0

I want to read a table from a query script in my computer.
I found the command to be simple:

with open(sql_file, 'r') as opened:
  query = alq.text(opened.read())

The first issue, has to do with encoding:

UnicodeDecodeError: 'charmap' codec can't decode byte 0x81 
in position 7963: character maps to <undefined>

So we do what we do, search for an answer to add argument into command open(sql_file, encoding='utf8') and execute the query.

engine.execute(query)

And now the error is more tricky:

ProgrammingError: (pyodbc.ProgrammingError) ('42000', "[42000] 
[Microsoft][ODBC Driver 11 for SQL Server][SQL Server]
Incorrect syntax near '\ufeff'. (102) (SQLExecDirectW)") 
[SQL: "\ufeffWITH\n-- Some comment about the query\nQC_SCORE AS 
(\n  SELECT some_table.id\n  , other_table.column\n 

That is to not be reading the file correctly. Upon inspection I found that there is \ufeff at the beginning of the file and that the line breaks \n are not being translated.
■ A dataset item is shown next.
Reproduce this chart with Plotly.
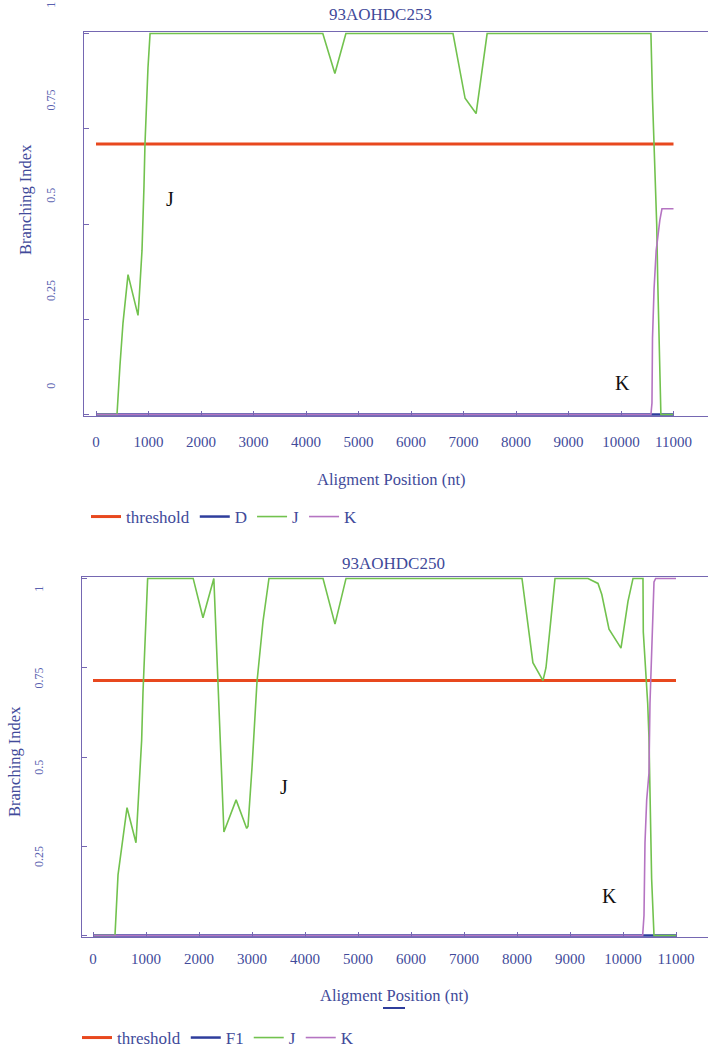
import plotly.graph_objects as go

# ---------------- data ----------------
# Panel 1: 93AOHDC253
thr1_x = [0, 11000]
thr1_y = [0.71, 0.71]
d1_x = [0, 11000]
d1_y = [0, 0]
j1_x = [0, 400, 457, 514, 610, 800, 820, 876, 914, 933, 990, 1030,
        4320, 4550, 4760, 6800, 7030, 7240, 7450,
        10570, 10600, 10630, 10650, 10680, 10700, 10740, 10760, 11000]
j1_y = [0, 0, 0.13, 0.24, 0.367, 0.26, 0.30, 0.43, 0.60, 0.71, 0.91, 1.0,
        1.0, 0.895, 1.0, 1.0, 0.83, 0.79, 1.0,
        1.0, 0.83, 0.72, 0.61, 0.50, 0.35, 0.05, 0, 0]
k1_x = [0, 10570, 10590, 10600, 10630, 10670, 10740, 10780, 11000]
k1_y = [0, 0, 0.03, 0.20, 0.33, 0.43, 0.51, 0.54, 0.54]

# Panel 2: 93AOHDC250
thr2_x = [0, 11000]
thr2_y = [0.714, 0.714]
f1_x = [0, 11000]
f1_y = [0, 0]
j2_x = [0, 415, 472, 566, 642, 811, 850, 887, 918, 943, 981, 1031,
        1890, 2075, 2280, 2470, 2700, 2900, 2925, 3000, 3094, 3208, 3320,
        4340, 4566, 4774, 8094, 8245, 8300, 8490, 8547, 8623, 8717,
        9340, 9528, 9600, 9736, 9962, 10019, 10094, 10189, 10377,
        10383, 10428, 10466, 10490, 10510, 10540, 10585, 11000]
j2_y = [0, 0, 0.17, 0.27, 0.358, 0.26, 0.367, 0.455, 0.547, 0.68, 0.82, 1.0,
        1.0, 0.89, 1.0, 0.29, 0.38, 0.30, 0.306, 0.47, 0.71, 0.88, 1.0,
        1.0, 0.872, 1.0, 1.0, 0.825, 0.764, 0.714, 0.75, 0.86, 1.0,
        1.0, 0.986, 0.955, 0.858, 0.805, 0.858, 0.936, 1.0, 1.0,
        0.85, 0.75, 0.65, 0.555, 0.35, 0.16, 0, 0]
k2_x = [0, 10371, 10396, 10415, 10447, 10490, 10509, 10553, 10585, 10616, 11000]
k2_y = [0, 0, 0.056, 0.26, 0.38, 0.455, 0.65, 0.86, 0.99, 1.0, 1.0]

x_ticks = [0, 1000, 2000, 3000, 4000, 5000, 6000, 7000, 8000, 9000, 10000, 11000]
x_tick_text = [str(v) for v in x_ticks]
y_ticks1 = [0, 0.25, 0.5, 0.75, 1]
y_tick_text1 = ["0", "0.25", "0.5", "0.75", "1"]
y_ticks2 = [0, 0.25, 0.5, 0.75, 1]
y_tick_text2 = ["", "0.25", "0.5", "0.75", "1"]

# ---------------- styling ----------------
W, H = 708, 1051
RED = "#e8481e"
GREEN = "#72c24e"
PURPLE = "#b574c2"
BLUE = "#2e3d9c"
FRAME = "#7567b2"
TXT = "#414a9a"
SERIF = "Liberation Serif, Times New Roman, serif"


def px_x(p):
    return p / W


def px_y(p):
    return 1 - p / H


fig = go.Figure()


def add_panel(xaxis, yaxis, legend, series):
    for name, xs, ys, color, width in series:
        fig.add_trace(go.Scatter(x=xs, y=ys, mode="lines", name=name,
                                 line=dict(color=color, width=width),
                                 xaxis=xaxis, yaxis=yaxis, legend=legend,
                                 hoverinfo="skip"))


add_panel("x", "y", "legend", [
    ("threshold", thr1_x, thr1_y, RED, 3),
    ("D", d1_x, d1_y, BLUE, 2.5),
    ("J", j1_x, j1_y, GREEN, 1.6),
    ("K", k1_x, k1_y, PURPLE, 1.6),
])
add_panel("x2", "y2", "legend2", [
    ("threshold", thr2_x, thr2_y, RED, 3),
    ("F1", f1_x, f1_y, BLUE, 2.5),
    ("J", j2_x, j2_y, GREEN, 1.6),
    ("K", k2_x, k2_y, PURPLE, 1.6),
])

# axis geometry (pixels of the reference)
top1, bot1, left1 = 32, 416, 84
top2, bot2, left2 = 577, 937, 82
# x positions of tick 0 and per-1000 spacing
x0_1, s1 = 96, 52.5
x0_2, s2 = 93, 53.0


def xrange_for(left, x0, s):
    return [(left - x0) / s * 1000, (W - x0) / s * 1000]


xaxis_common = dict(showgrid=False, zeroline=False, showline=True, linecolor=FRAME,
                    linewidth=1, mirror=True, ticks="inside", ticklen=5,
                    tickcolor=FRAME, tickvals=x_ticks, ticktext=x_tick_text,
                    automargin=False, ticklabeloverflow="allow",
                    tickfont=dict(family=SERIF, size=15, color=TXT))
yaxis_common = dict(showgrid=False, zeroline=False, showline=True, linecolor=FRAME,
                    linewidth=1, mirror=False, ticks="inside", ticklen=5,
                    tickcolor=FRAME, tickangle=-90, range=[-0.004, 1.004],
                    automargin=False, ticklabeloverflow="allow",
                    tickfont=dict(family=SERIF, size=12, color="#5a62b0"))

fig.update_layout(
    width=W, height=H, margin=dict(l=0, r=0, t=0, b=0, autoexpand=False),
    paper_bgcolor="white", plot_bgcolor="white",
    xaxis=dict(**xaxis_common, domain=[px_x(left1), 1.0], anchor="y",
               range=xrange_for(left1, x0_1, s1), ticklabelstandoff=12),
    yaxis=dict(**yaxis_common, domain=[px_y(bot1), px_y(top1)], anchor="x",
               tickvals=y_ticks1, ticktext=y_tick_text1,
               ticklabelshift=-27, ticklabelstandoff=23),
    xaxis2=dict(**xaxis_common, domain=[px_x(left2), 1.0], anchor="y2",
                range=xrange_for(left2, x0_2, s2), ticklabelstandoff=8),
    yaxis2=dict(**yaxis_common, domain=[px_y(bot2), px_y(top2)], anchor="x2",
                tickvals=y_ticks2, ticktext=y_tick_text2,
                ticklabelshift=12, ticklabelstandoff=33),
    legend=dict(orientation="h", x=px_x(86), y=px_y(517), xanchor="left",
                yanchor="middle", bgcolor="rgba(0,0,0,0)",
                font=dict(family=SERIF, size=17, color=TXT)),
    legend2=dict(orientation="h", x=px_x(77), y=px_y(1038), xanchor="left",
                 yanchor="middle", bgcolor="rgba(0,0,0,0)",
                 font=dict(family=SERIF, size=17, color=TXT)),
    showlegend=True,
)

annotations = [
    dict(text="93AOHDC253", x=px_x(380), y=px_y(15), font=dict(size=17, color=TXT)),
    dict(text="93AOHDC250", x=px_x(393), y=px_y(563), font=dict(size=17, color=TXT)),
    dict(text="Aligment Position (nt)", x=px_x(391), y=px_y(479), font=dict(size=16.5, color=TXT)),
    dict(text="Aligment Position (nt)", x=px_x(394), y=px_y(995), font=dict(size=16.5, color=TXT)),
    dict(text="Branching Index", x=px_x(25), y=px_y(200), textangle=-90, font=dict(size=16.5, color=TXT)),
    dict(text="Branching Index", x=px_x(14), y=px_y(762), textangle=-90, font=dict(size=16.5, color=TXT)),
    dict(text="J", x=px_x(170), y=px_y(199), font=dict(size=20, color="#111111")),
    dict(text="K", x=px_x(622), y=px_y(383), font=dict(size=20, color="#111111")),
    dict(text="J", x=px_x(284), y=px_y(787), font=dict(size=20, color="#111111")),
    dict(text="K", x=px_x(609), y=px_y(896), font=dict(size=20, color="#111111")),
]
for a in annotations:
    a["font"]["family"] = SERIF
    fig.add_annotation(xref="paper", yref="paper", showarrow=False,
                       xanchor="center", yanchor="middle", **a)

# small stray blue mark under the bottom axis title
fig.add_shape(type="line", xref="paper", yref="paper",
              x0=px_x(383), x1=px_x(405), y0=px_y(1008), y1=px_y(1008),
              line=dict(color=BLUE, width=2))

fig.write_html("out.html",
               config={"displayModeBar": False},
               post_script="document.body.style.margin='0';"
                           "document.body.style.overflow='hidden';")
Does anyone know how to go about it?

Ilja Everilä
  • 50,538
  • 7
  • 126
  • 127
Diego-MX
  • 2,279
  • 2
  • 20
  • 35
  • Can you execute the entire raw query with engine.execute? You have to manually handle the unicode chars like `ufeffWITH` here – mad_ Mar 07 '19 at 19:37
  • 1
    FEFF at the beginning of a file looks like BOM, or byte order mark. UTF-8 with BOM is a Microsoft bastardisation, since UTF-8 is an 8-bit codec and does not need BOM. Try using the utf-8-sig codec: https://stackoverflow.com/questions/13590749/reading-unicode-file-data-with-bom-chars-in-python/13591421, https://docs.python.org/3/library/codecs.html#encodings-and-unicode – Ilja Everilä Mar 07 '19 at 19:50
  • ¡¡¡Ahhh!!! Yes. Thanks @IljaEverilä. I spent hours trying to figure it out. – Diego-MX Mar 07 '19 at 22:38

1 Answers1

0

I had a similar issue while trying to parse an XML file that had special unicode characters. What I found as a viable workaround was just reading the file as a string, then using the string.replace() method. Something along this line:

text_query = r"\ufeff + "actual SQL code" text_query = text_query.replace(r'\ufeff', '').replace(r'\n', '')

RockAndRoleCoder
  • 320
  • 2
  • 10